Back in 1988 Heathers was a revelation. It was the perfect mix of satire, cynicism, and teen angst, one of the first films to acknowledge that for many, high school life can be a living hell. It was played for laughs, but there’s no disguising the bitter pitch-black undercurrent bubbling throughout. This was a film that highlighted the gulf between adults and their teens, so out of touch were the adults and teachers that they were willing to believe the American teenager was capable of anything.
Even 23 years on it’s wilfully scathing. Can you imagine a nasty little comedy about teen suicide being funded in 2011? There is a reason why director Michael Lehmann now works in television (True Blood, Californication, Nurse Jackie).
Three popular hyper bitchy immaculately groomed girls rule Westerburgh High. And they’re all named Heather. Veronica (Winona Ryder), desperate to be popular herself is also part of the clique, being groomed for cool, and having left her daggy friends behind. When a mysterious outsider JD (Christian Slater in his best Jack Nicolson impression) appears she finds a way to get her own back and the bodies start piling up.
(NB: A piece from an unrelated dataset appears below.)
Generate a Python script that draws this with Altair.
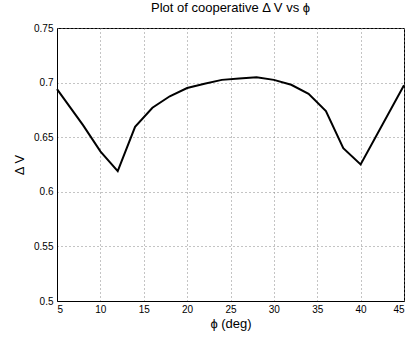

Suddenly Veronica’s dear diary angst has a body count.
The writer Daniel Waters, who would reach such heights as Hudson Hawk, created a whole new teen language here, lacing his acerbic wit with lines. ‘What’s your damage Heather?’ Or ‘Call me when the shuttle lands,’ and in doing so provided the fuel that launched your Mean Girls, your Juno, your Gossip Girl.
Though there’s something very anti establishment about this film. It sides with the teens, but then delights in their murders and pokes fun at them after death. And whilst the ending feels a little too lucky? Copped out maybe, it’s still black as pitch. Delightfully puerile, yet incredibly well written, teen suicide has never been so much fun.